If successful, the response body contains data with the following structure:

JSON representation
{ "documentMetadata": [ { object (`DocumentMetadata`) } ], "nextPageToken": string, "totalSize": integer }

Fields

Fields
`documentMetadata[]`	`object (DocumentMetadata)` Document metadata corresponding to the listed documents.
`nextPageToken`	`string` A token, which can be sent as `ListDocumentsRequest.page_token` to retrieve the next page. If this field is omitted, there are no subsequent pages.
`totalSize`	`integer` Total count of documents queried.

documentMetadata[]

object (DocumentMetadata)

Document metadata corresponding to the listed documents.

nextPageToken

string

A token, which can be sent as ListDocumentsRequest.page_token to retrieve the next page.

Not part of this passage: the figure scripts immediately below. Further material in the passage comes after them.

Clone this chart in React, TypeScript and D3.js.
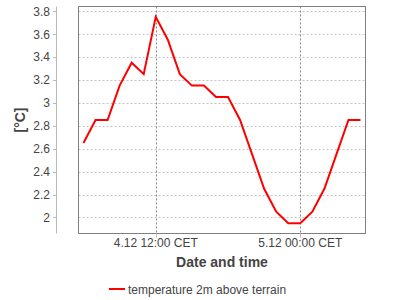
import React from "react";
import * as d3 from "d3";

const hours: string[] = [
  "2012-12-04T06:00", "2012-12-04T07:00", "2012-12-04T08:00", "2012-12-04T09:00",
  "2012-12-04T10:00", "2012-12-04T11:00", "2012-12-04T12:00", "2012-12-04T13:00",
  "2012-12-04T14:00", "2012-12-04T15:00", "2012-12-04T16:00", "2012-12-04T17:00",
  "2012-12-04T18:00", "2012-12-04T19:00", "2012-12-04T20:00", "2012-12-04T21:00",
  "2012-12-04T22:00", "2012-12-04T23:00", "2012-12-05T00:00", "2012-12-05T01:00",
  "2012-12-05T02:00", "2012-12-05T03:00", "2012-12-05T04:00", "2012-12-05T05:00",
];
const temperature: number[] = [
  2.65, 2.85, 2.85, 3.15, 3.35, 3.25, 3.75, 3.55, 3.25, 3.15, 3.15, 3.05,
  3.05, 2.85, 2.55, 2.25, 2.05, 1.95, 1.95, 2.05, 2.25, 2.55, 2.85, 2.85,
];
const yTicks: number[] = [2, 2.2, 2.4, 2.6, 2.8, 3, 3.2, 3.4, 3.6, 3.8];
const xTicks: string[] = ["2012-12-04T12:00", "2012-12-05T00:00"];
const xTickLabels: string[] = ["4.12 12:00 CET", "5.12 00:00 CET"];
const seriesName = "temperature 2m above terrain";
const yLabel = "[°C]";
const xLabel = "Date and time";

const parse = (s: string) => new Date(s);

export default function App() {
  const W = 400, H = 300;
  const left = 78.5, right = 365.5, top = 6.5, bottom = 233.5;
  const dates = hours.map(parse);
  const [d0, d1] = d3.extent(dates) as [Date, Date];
  const span = d1.getTime() - d0.getTime();
  const pad = span * 0.018;
  const x = d3.scaleTime()
    .domain([new Date(d0.getTime() - pad), new Date(d1.getTime() + pad)])
    .range([left, right]);
  const yMin = d3.min(temperature)!, yMax = d3.max(temperature)!;
  const yPad = (yMax - yMin) * 0.05;
  const y = d3.scaleLinear().domain([yMin - yPad, yMax + yPad]).range([bottom, top]);
  const line = d3.line<number>()
    .x((_, i) => x(dates[i]))
    .y((d) => y(d));
  const font = "'Liberation Sans', Arial, sans-serif";
  const textCol = "#444";
  return (
    <svg width={W} height={H} style={{ position: "absolute", left: 0, top: 0 }} fontFamily={font}>
      <rect x={0} y={0} width={W} height={H} fill="#fff" />
      {yTicks.map((t) => (
        <line key={"g" + t} x1={left} x2={right} y1={Math.round(y(t)) + 0.5} y2={Math.round(y(t)) + 0.5}
          stroke="#c4c4c4" strokeDasharray="2,2" />
      ))}
      {xTicks.map((t) => (
        <line key={"v" + t} x1={Math.round(x(parse(t))) + 0.5} x2={Math.round(x(parse(t))) + 0.5} y1={top} y2={bottom}
          stroke="#888" strokeDasharray="2,2" />
      ))}
      <path d={line(temperature) || ""} fill="none" stroke="#ff0000" strokeWidth={2} strokeLinejoin="miter" />
      <rect x={left} y={top} width={right - left} height={bottom - top} fill="none" stroke="#808080" />
      {/* y axis */}
      <line x1={56.5} x2={56.5} y1={top} y2={bottom} stroke="#bbb" />
      {yTicks.map((t) => (
        <g key={"t" + t}>
          <line x1={53} x2={56} y1={Math.round(y(t)) + 0.5} y2={Math.round(y(t)) + 0.5} stroke="#bbb" />
          <text x={50} y={y(t) + 4.5} textAnchor="end" fontSize={12} fill={textCol}>{String(t)}</text>
        </g>
      ))}
      {xTicks.map((t, i) => (
        <g key={"xt" + t}>
          <line x1={Math.round(x(parse(t))) + 0.5} x2={Math.round(x(parse(t))) + 0.5} y1={bottom} y2={bottom + 4} stroke="#bbb" />
          <text x={x(parse(t))} y={247} textAnchor="middle" fontSize={12} fill={textCol}>{xTickLabels[i]}</text>
        </g>
      ))}
      <text x={(left + right) / 2} y={267} textAnchor="middle" fontSize={14} fontWeight="bold" fill={textCol}>{xLabel}</text>
      <text transform={`translate(25,${(top + bottom) / 2}) rotate(-90)`} textAnchor="middle" fontSize={14} fontWeight="bold" fill={textCol}>{yLabel}</text>
      <line x1={109} x2={125} y1={289} y2={289} stroke="#ff0000" strokeWidth={2} />
      <text x={128} y={293.5} fontSize={12} fill={textCol}>{seriesName}</text>
    </svg>
  );
}
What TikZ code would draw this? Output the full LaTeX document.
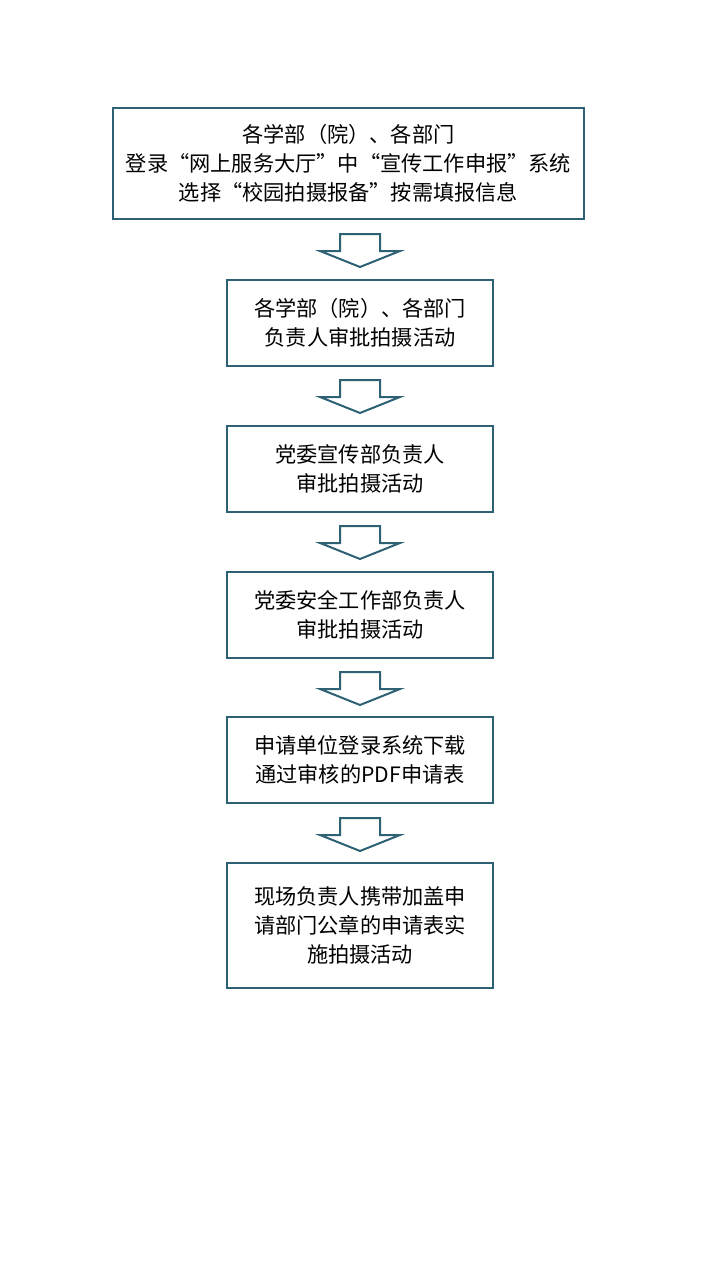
\documentclass[tikz,border=0pt]{standalone}
\usepackage{fontspec}
\setmainfont{Noto Sans CJK SC}
\begin{document}
\begin{tikzpicture}[x=0.5pt,y=-0.5pt,
  bx/.style={draw=tealc,line width=1pt,align=center,inner sep=0pt,font=\fontsize{10.6pt}{14.5pt}\selectfont},
  ar/.style={draw=tealc,line width=1pt,fill=white}]
\definecolor{tealc}{HTML}{2E6174}
\useasboundingbox (0,0) rectangle (720,1280);
\node[bx,minimum width=471\pgflinewidth*0+235.5pt,minimum height=55.5pt] (b1) at (348.5,163.5) {各学部（院）、各部门\\登录“网上服务大厅”中“宣传工作申报”系统\\选择“校园拍摄报备”按需填报信息};
\node[bx,minimum width=133pt,minimum height=43pt] (b2) at (360,323) {各学部（院）、各部门\\负责人审批拍摄活动};
\node[bx,minimum width=133pt,minimum height=43pt] (b3) at (360,469) {党委宣传部负责人\\审批拍摄活动};
\node[bx,minimum width=133pt,minimum height=43pt] (b4) at (360,615) {党委安全工作部负责人\\审批拍摄活动};
\node[bx,minimum width=133pt,minimum height=43pt] (b5) at (360,760) {申请单位登录系统下载\\通过审核的PDF申请表};
\node[bx,minimum width=133pt,minimum height=62.5pt] (b6) at (360,925.5) {现场负责人携带加盖申\\请部门公章的申请表实\\施拍摄活动};
\foreach \t in {234,380,526,672,818}{
  \draw[ar] (340,\t) -- (380,\t) -- (380,\t+17) -- (400,\t+17) -- (360,\t+33) -- (320,\t+17) -- (340,\t+17) -- cycle;
}
\end{tikzpicture}
\end{document}
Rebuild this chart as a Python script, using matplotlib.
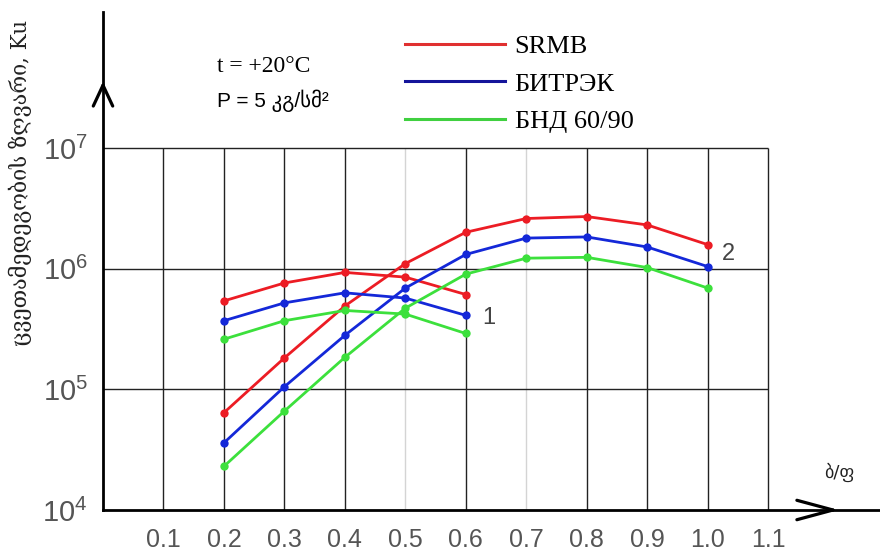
import numpy as np
import matplotlib
matplotlib.use('Agg')
import matplotlib.pyplot as plt
from matplotlib.lines import Line2D

# bitumen/filler ratio
x_short = [0.2, 0.3, 0.4, 0.5, 0.6]
x_long = [0.2, 0.3, 0.4, 0.5, 0.6, 0.7, 0.8, 0.9, 1.0]

# curve group 1
srmb_1 = [5.4e5, 7.6e5, 9.3e5, 8.5e5, 6.1e5]
bitrek_1 = [3.7e5, 5.2e5, 6.3e5, 5.7e5, 4.1e5]
bnd_1 = [2.6e5, 3.7e5, 4.5e5, 4.2e5, 2.9e5]

# curve group 2
srmb_2 = [6.4e4, 1.82e5, 4.9e5, 1.1e6, 2.0e6, 2.6e6, 2.7e6, 2.3e6, 1.58e6]
bitrek_2 = [3.6e4, 1.05e5, 2.8e5, 6.9e5, 1.31e6, 1.79e6, 1.83e6, 1.51e6, 1.04e6]
bnd_2 = [2.3e4, 6.6e4, 1.84e5, 4.7e5, 9.0e5, 1.22e6, 1.24e6, 1.02e6, 6.9e5]

series_names = ['SRMB', 'БИТРЭК', 'БНД 60/90']
curve_colors = ['#ec1c24', '#1428d8', '#3ce03c']
legend_colors = ['#e03030', '#14149a', '#40d040']

x_ticks = [0.1, 0.2, 0.3, 0.4, 0.5, 0.6, 0.7, 0.8, 0.9, 1.0, 1.1]
x_tick_labels = ['0.1', '0.2', '0.3', '0.4', '0.5', '0.6', '0.7', '0.8', '0.9', '1.0', '1.1']
y_ticks = [1e4, 1e5, 1e6, 1e7]
y_tick_labels = [r'$\mathregular{10^{4}}$', r'$\mathregular{10^{5}}$',
                 r'$\mathregular{10^{6}}$', r'$\mathregular{10^{7}}$']

W, H = 880, 552
fig = plt.figure(figsize=(W / 100, H / 100), dpi=100)
ax = fig.add_axes([103 / W, 42 / H, 777 / W, 498 / H])
ax.set_yscale('log')
ax.set_xlim(0, 1.285)
ax.set_ylim(1e4, 10 ** 8.126)

# grid (only inside the 0..1.1 x 1e4..1e7 box)
light = [0.5, 0.7]
for xv in x_ticks:
    c = '#d4d4d4' if xv in light else '#222222'
    ax.vlines(xv, 1e4, 1e7, color=c, lw=1.0, zorder=1)
ax.hlines(y_ticks[1:], 0, 1.1, color='#222222', lw=1.0, zorder=1)

# curves
for ys1, ys2, col in zip([srmb_1, bitrek_1, bnd_1], [srmb_2, bitrek_2, bnd_2], curve_colors):
    ax.plot(x_short, ys1, color=col, lw=2.0, marker='o', ms=6, mew=0, zorder=3)
    ax.plot(x_long, ys2, color=col, lw=2.0, marker='o', ms=6, mew=0, zorder=3)

ax.annotate('1', xy=(x_short[-1], bitrek_1[-1]), xytext=(12, -2), textcoords='offset points',
            fontsize=17, family='Liberation Sans', color='#444444', va='center')
ax.annotate('2', xy=(x_long[-1], bitrek_2[-1]), xytext=(10, 9), textcoords='offset points',
            fontsize=17, family='Liberation Sans', color='#444444', va='center')

# axes
for s in ['top', 'right']:
    ax.spines[s].set_visible(False)
for s in ['left', 'bottom']:
    ax.spines[s].set_linewidth(2.0)
    ax.spines[s].set_color('black')

ax.set_xticks(x_ticks)
ax.set_xticklabels(x_tick_labels)
ax.set_yticks(y_ticks)
ax.set_yticklabels(y_tick_labels)
ax.minorticks_off()
ax.tick_params(axis='x', length=0, pad=13, labelsize=18, labelcolor='#555555')
ax.tick_params(axis='y', length=0, pad=11, labelsize=21, labelcolor='#555555')
for lab in ax.get_xticklabels() + ax.get_yticklabels():
    lab.set_family('Liberation Sans')

# open arrow heads
arm = dict(arrowstyle='-', lw=2.3, color='black', shrinkA=0, shrinkB=0)
for dy in [7, -7]:
    ax.annotate('', xy=(0.9395, 0), xycoords='axes fraction',
                xytext=(-26, dy), textcoords='offset points', arrowprops=arm)
for dx in [7, -7]:
    ax.annotate('', xy=(0, 0.853), xycoords='axes fraction',
                xytext=(dx, -15), textcoords='offset points', arrowprops=arm)

# legend
handles = [Line2D([], [], color=c, lw=2.2) for c in legend_colors]
fig.legend(handles, series_names, loc='upper left', bbox_to_anchor=(405 / W, 1 - 35 / H),
           frameon=False, handlelength=3.8, handletextpad=0.35, labelspacing=0.52,
           borderpad=0, borderaxespad=0, prop={'family': 'Liberation Serif', 'size': 19})

fig.text(217 / W, 1 - 66 / H, 't = +20°C', family='Liberation Serif', fontsize=17,
         va='center', ha='left')
fig.text(217 / W, 1 - 101 / H, 'P = 5 კგ/სმ²', family=['Liberation Sans', 'DejaVu Sans'],
         fontsize=15, va='center', ha='left')

fig.text(839 / W, 1 - 472 / H, 'ბ/ფ', family='DejaVu Sans', fontsize=13,
         va='center', ha='center', color='#222222')
fig.text(20 / W, 1 - 183 / H, 'ცვეთამედეგობის ზღვარი, Ku', family='DejaVu Serif',
         fontsize=15.5, rotation=90, va='center', ha='center', color='#222222')

fig.savefig('out.png', dpi=100)
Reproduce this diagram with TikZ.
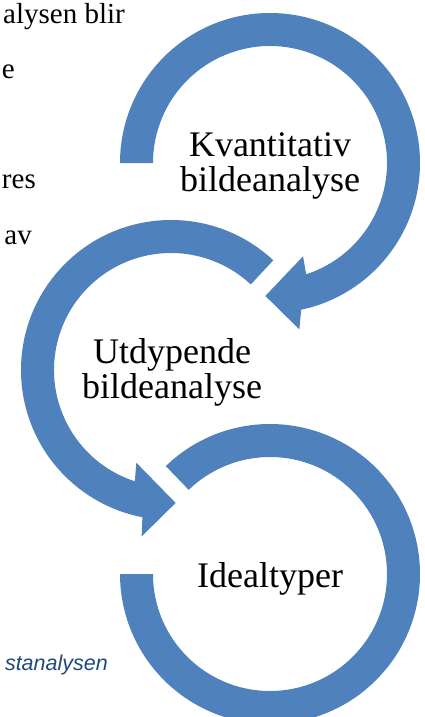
\documentclass[tikz,border=0pt]{standalone}
\usepackage{fontspec}
\setmainfont{Liberation Serif}
\newfontfamily\capfont{Liberation Sans}
\definecolor{ringblue}{HTML}{4F81BD}
\definecolor{notedark}{HTML}{1F497D}
\tikzset{
  ring/.style={fill=ringblue},
  steplabel/.style={align=center, inner sep=0pt, font=\fontsize{36}{35}\selectfont},
  bodytext/.style={anchor=base east, inner sep=0pt, font=\fontsize{29}{35}\selectfont},
}
\begin{document}
\begin{tikzpicture}[x=1pt,y=1pt]
\useasboundingbox (0,0) rectangle (424,-717);
\clip (0,0) rectangle (424,-717);

% text cut off at the left
\node[bodytext] (line1) at (125,-24) {alysen blir};
\node[bodytext] (line2) at (15,-78) {e};
\node[bodytext] (line3) at (36,-188) {res};
\node[bodytext] (line4) at (32,-244) {av};
\node[bodytext, text=notedark, font=\capfont\itshape\fontsize{21.5}{24}\selectfont] (caption) at (108,-670) {stanalysen};

\coordinate (c1) at (270,-163);
\coordinate (c2) at (171,-370);
\coordinate (c3) at (270,-574);

% three rings
\fill[ring, shift={(c1)}] (180:150) arc[start angle=180, end angle=-78, radius=150]
  -- (-80:169) -- (-92:133) -- (-70.5:99) -- (-72:117)
  arc[start angle=-72, end angle=180, radius=117] -- cycle;
\fill[ring, shift={(c2)}] (47:150) arc[start angle=47, end angle=259, radius=150]
  -- (260:169) -- (272:133) -- (249.5:99) -- (252:117)
  arc[start angle=252, end angle=47, radius=117] -- cycle;
\fill[ring, shift={(c3)}] (134:150) arc[start angle=134, end angle=-180, radius=150]
  -- (180:117) arc[start angle=-180, end angle=134, radius=117] -- cycle;

\node[steplabel] (kvant) at (270,-166) {Kvantitativ\\bildeanalyse};
\node[steplabel] (utdyp) at (172,-372) {Utdypende\\bildeanalyse};
\node[steplabel] (ideal) at (270,-578.6) {Idealtyper};

\end{tikzpicture}
\end{document}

If this field is omitted, there are no subsequent pages.

totalSize

integer

Total count of documents queried.

Authorization scopes

Requires the following OAuth scope:

https://www.googleapis.com/auth/cloud-platform

For more information, see the Authentication Overview.

IAM Permissions

Requires the following IAM permission on the dataset resource:

documentai.datasets.listDocuments

For more information, see the IAM documentation.

DocumentMetadata

Metadata about a document.

JSON representation
{ "documentId": { object (`DocumentId`) }, "pageCount": integer, "datasetType": enum (`DatasetSplitType`), "labelingState": enum (`DocumentLabelingState`), "displayName": string }

Fields
`documentId`	`object (DocumentId)` Document identifier.
`pageCount`	`integer` Number of pages in the document.
`datasetType`	`enum (DatasetSplitType)` Type of the dataset split to which the document belongs.
`labelingState`	`enum (DocumentLabelingState)` Labeling state of the document.
`displayName`	`string` The display name of the document.

DocumentLabelingState

Describes the labeling status of a document.

Enums
`DOCUMENT_LABELING_STATE_UNSPECIFIED`	Default value if the enum is not set.
`DOCUMENT_LABELED`	Document has been labeled.
`DOCUMENT_UNLABELED`	Document has not been labeled.
`DOCUMENT_AUTO_LABELED`	Document has been auto-labeled.